Make no mistake.  I did not get the sports gene.  If you ask me who my favorite team is, I will tell you the 1967 St. Louis Cardinals.  Born and raised in the city on the Mississippi, I got Cardinals tickets for every A on my report card during elementary school.  We cheered for Gibson, Brock, Cepeda, and Javier until our parents told us, “That’s enough now, you’ll make yourselves hoarse.”

Having spent the first thirty years of my life on one river, I spent the next thirty on the west side of the state.  I’ll be #foreverblue, loyal to the Royals;  and sometimes, I still wear red on Fridays for the #Chiefs.  Not that I care about the actual play, but home town pride creates a certain level of excitement that we carry with us everywhere we roam.  I watched the Chief’s play-off game through the Google Lady, asking her every few seconds, what’s the score.  She and I both died a little at the end.

The park in which I live had a Super Bowl party three or four weeks after I moved here, January 2018.  Nervous, alone, and worried about making a good impression, I hovered in the background.  I have no clue who played or won.  But I will remember the afternoon as my introduction to #deltalife, and to the community of Park Delta Bay.

This year, though — oh what a difference!  I know about a third of the full-time residents by name.  I wave to the right and left driving in or out.  I take the place for granted sometimes.  It’s where I live.  It’s home.

Angry at the entry of the Patriots into the game, nonetheless the Super Bowl Committee threw themselves into planning.  As for myself, I got chips, guac, salsa, and carrots.  I brought the oil and popcorn for the machine.  Somebody grilled hot dogs.  Another person brought 7-bean dip.  Wings appeared, and sliced sausages, and a plate of brownies.  Eventually the counter in the community room groaned under the weight of the potluck provisions.

I won the pool.
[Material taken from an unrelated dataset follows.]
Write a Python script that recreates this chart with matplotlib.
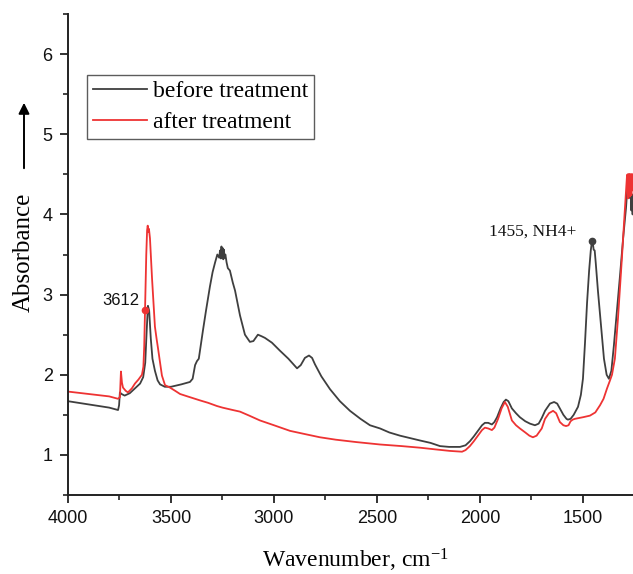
import matplotlib
matplotlib.use("Agg")
import matplotlib.pyplot as plt
from matplotlib.ticker import MultipleLocator

plt.rcParams["mathtext.fontset"] = "custom"
plt.rcParams["mathtext.rm"] = "Liberation Serif"
plt.rcParams["mathtext.it"] = "Liberation Serif:italic"

# before treatment (wavenumber, absorbance)
wn_before = [4000, 3900, 3800, 3757, 3752, 3748, 3740, 3725, 3700, 3675, 3650, 3635, 3625,
             3618, 3612, 3606, 3598, 3590, 3578, 3565, 3553, 3530, 3500, 3450, 3408,
             3395, 3383, 3374, 3365, 3345, 3330, 3311, 3298, 3286, 3275, 3266, 3262,
             3258, 3255, 3252, 3249, 3246, 3243, 3240, 3236, 3230, 3224, 3214, 3200,
             3189, 3165, 3141, 3117, 3100, 3078, 3060, 3044, 3010, 2971, 2930, 2898,
             2888, 2870, 2850, 2830, 2815, 2801, 2770, 2728, 2680, 2631, 2580, 2534,
             2485, 2440, 2388, 2340, 2291, 2240, 2194, 2150, 2097, 2070, 2049, 2030,
             2010, 1990, 1976, 1960, 1942, 1930, 1917, 1900, 1885, 1874, 1862, 1845,
             1825, 1806, 1780, 1757, 1733, 1715, 1700, 1684, 1660, 1640, 1625, 1612,
             1595, 1580, 1573, 1560, 1545, 1524, 1510, 1500, 1490, 1480, 1470, 1462,
             1456, 1452, 1448, 1443, 1438, 1427, 1412, 1398, 1385, 1374, 1362, 1350,
             1335, 1320, 1305, 1291, 1282, 1278, 1275, 1272, 1270, 1268, 1265, 1262,
             1259, 1257]
abs_before = [1.67, 1.63, 1.59, 1.56, 1.62, 1.78, 1.76, 1.74, 1.77, 1.83, 1.89, 1.97, 2.15,
              2.55, 2.86, 2.80, 2.45, 2.20, 2.05, 1.93, 1.88, 1.85, 1.85, 1.88, 1.91,
              1.95, 2.12, 2.17, 2.20, 2.55, 2.80, 3.10, 3.28, 3.40, 3.50, 3.46, 3.55,
              3.45, 3.60, 3.48, 3.58, 3.44, 3.56, 3.46, 3.50, 3.40, 3.33, 3.30, 3.15,
              3.05, 2.74, 2.50, 2.41, 2.42, 2.50, 2.48, 2.46, 2.40, 2.30, 2.20, 2.11,
              2.08, 2.12, 2.21, 2.24, 2.21, 2.13, 1.98, 1.82, 1.67, 1.55, 1.45, 1.37,
              1.33, 1.28, 1.24, 1.21, 1.18, 1.15, 1.11, 1.10, 1.10, 1.12, 1.17, 1.23,
              1.30, 1.37, 1.40, 1.40, 1.38, 1.41, 1.47, 1.58, 1.66, 1.69, 1.67, 1.58,
              1.52, 1.47, 1.42, 1.39, 1.37, 1.39, 1.46, 1.55, 1.64, 1.66, 1.64, 1.58,
              1.50, 1.45, 1.44, 1.45, 1.50, 1.60, 1.75, 1.95, 2.40, 2.90, 3.30, 3.55,
              3.67, 3.64, 3.56, 3.55, 3.40, 3.04, 2.60, 2.20, 2.00, 1.95, 2.05, 2.36,
              2.80, 3.24, 3.70, 4.08, 4.41, 4.30, 4.50, 4.48, 4.20, 4.35, 4.05, 4.25,
              4.00, 4.10]

# after treatment (wavenumber, absorbance)
wn_after = [4000, 3900, 3800, 3757, 3748, 3743, 3738, 3733, 3720, 3709, 3690, 3675, 3658,
            3641, 3634, 3630, 3626, 3620, 3616, 3613, 3610, 3607, 3602, 3597, 3592,
            3585, 3578, 3570, 3563, 3553, 3544, 3529, 3505, 3480, 3456, 3420, 3359,
            3320, 3277, 3250, 3200, 3165, 3120, 3068, 3000, 2922, 2850, 2777, 2700,
            2600, 2485, 2380, 2291, 2220, 2146, 2087, 2070, 2049, 2030, 2010, 1990,
            1976, 1960, 1942, 1930, 1912, 1895, 1879, 1865, 1845, 1825, 1806, 1780,
            1760, 1743, 1725, 1700, 1684, 1665, 1645, 1630, 1612, 1595, 1582, 1570,
            1560, 1550, 1539, 1520, 1500, 1466, 1440, 1417, 1400, 1383, 1370, 1359,
            1345, 1330, 1311, 1298, 1286, 1283, 1281, 1279, 1277, 1275, 1273, 1271,
            1269, 1267, 1265, 1263, 1261, 1259, 1257]
abs_after = [1.79, 1.76, 1.73, 1.70, 1.72, 2.04, 1.90, 1.84, 1.80, 1.78, 1.83, 1.89, 1.94,
             2.00, 2.10, 2.35, 2.81, 3.50, 3.80, 3.86, 3.78, 3.82, 3.70, 3.45, 3.20,
             2.90, 2.60, 2.45, 2.33, 2.15, 1.99, 1.87, 1.84, 1.80, 1.76, 1.73, 1.68,
             1.65, 1.61, 1.59, 1.56, 1.54, 1.49, 1.43, 1.37, 1.30, 1.26, 1.22, 1.19,
             1.16, 1.13, 1.11, 1.09, 1.07, 1.05, 1.04, 1.06, 1.11, 1.17, 1.24, 1.31,
             1.34, 1.33, 1.31, 1.34, 1.45, 1.58, 1.66, 1.60, 1.43, 1.37, 1.33, 1.28,
             1.24, 1.22, 1.24, 1.33, 1.45, 1.52, 1.55, 1.52, 1.41, 1.37, 1.36, 1.37,
             1.42, 1.44, 1.45, 1.46, 1.47, 1.49, 1.53, 1.62, 1.70, 1.83, 1.92, 2.00,
             2.20, 2.70, 3.45, 4.00, 4.49, 4.50, 4.20, 4.50, 4.25, 4.50, 4.22, 4.50,
             4.28, 4.50, 4.24, 4.50, 4.30, 4.50, 4.35]

series_labels = ["before treatment", "after treatment"]
series_colors = ["#3f3f3f", "#ee3333"]

# marked peaks: (wavenumber, absorbance, text)
mark_red = (3626, 2.81, "3612")
mark_black = (1456, 3.67, "1455, NH4+")

W, H = 633, 574
fig = plt.figure(figsize=(W / 100, H / 100), dpi=100)
ax = fig.add_axes([68 / W, 1 - 495 / H, (W - 68) / W, (495 - 14) / H])

ax.plot(wn_before, abs_before, color=series_colors[0], lw=1.3, label=series_labels[0])
ax.plot(wn_after, abs_after, color=series_colors[1], lw=1.3, label=series_labels[1])

ax.plot([mark_red[0]], [mark_red[1]], "o", color=series_colors[1], ms=4.5)
ax.text(mark_red[0] + 25, mark_red[1] + 0.12, mark_red[2], ha="right", va="center",
        fontsize=12, fontfamily="Liberation Sans", color="#111111")
ax.plot([mark_black[0]], [mark_black[1]], "o", color=series_colors[0], ms=4.5)
ax.text(mark_black[0] + 77, mark_black[1] + 0.12, mark_black[2], ha="right", va="center",
        fontsize=12.5, fontfamily="Liberation Serif", color="#111111")

ax.set_xlim(4000, 1257)
ax.set_ylim(0.5, 6.5)
ax.xaxis.set_major_locator(MultipleLocator(500))
ax.xaxis.set_minor_locator(MultipleLocator(250))
ax.yaxis.set_major_locator(MultipleLocator(1))
ax.yaxis.set_minor_locator(MultipleLocator(0.5))
ax.set_yticks([1, 2, 3, 4, 5, 6])

for s in ["top", "right"]:
    ax.spines[s].set_visible(False)
for s in ["left", "bottom"]:
    ax.spines[s].set_linewidth(1.4)
    ax.spines[s].set_color("#222222")
ax.tick_params(which="major", direction="out", length=6, width=1.3, labelsize=13, pad=5,
               colors="#222222")
ax.tick_params(which="minor", direction="out", length=3.5, width=1.2, colors="#222222")
for lab in ax.get_xticklabels() + ax.get_yticklabels():
    lab.set_family("Liberation Sans")
    lab.set_color("#111111")

fig.text(355 / W, 1 - 560 / H, "Wavenumber, cm$^{\\mathregular{-1}}$", ha="center", va="center",
         fontsize=17, family="Liberation Serif")
fig.text(24 / W, 1 - 252 / H, "Absorbance", rotation=90, ha="center", va="center",
         fontsize=18, family="Liberation Serif")
fig.add_artist(matplotlib.patches.FancyArrowPatch(
    (24 / W, 1 - 171 / H), (24 / W, 1 - 100 / H), transform=fig.transFigure,
    arrowstyle="-|>", mutation_scale=16, lw=1.4, color="black"))

leg = ax.legend(loc="upper left", bbox_to_anchor=((87 - 68) / (W - 68), 1 - (75 - 14) / (495 - 14)),
                frameon=True, fancybox=False, prop={"family": "Liberation Serif", "size": 17},
                handlelength=2.3, handletextpad=0.25, borderpad=0.25, labelspacing=0.38,
                borderaxespad=0)
leg.get_frame().set_edgecolor("#333333")
leg.get_frame().set_linewidth(1.0)

fig.savefig("out.png", dpi=100)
I have no idea how.  I picked five boxes and the person collecting guesses initialed for me.  I spent the afternoon playing Yahtzee with Teresa, the lady who lives five lots to the east of me; Sally from the far side of the park; and a five-year-old girl named Ella who turns out to  have mad dice-rolling skills.  Each adult won a game. Ella played as a team with Teresa.  Sally got the only Yahtzee!  We must have had more fun than the group watching the football game, because we got scolded for being too loud three times.  By sports fans.  Now that’s what I call a party.

It’s the third day of the sixty-second month of My Year Without Complaining.  Life continues.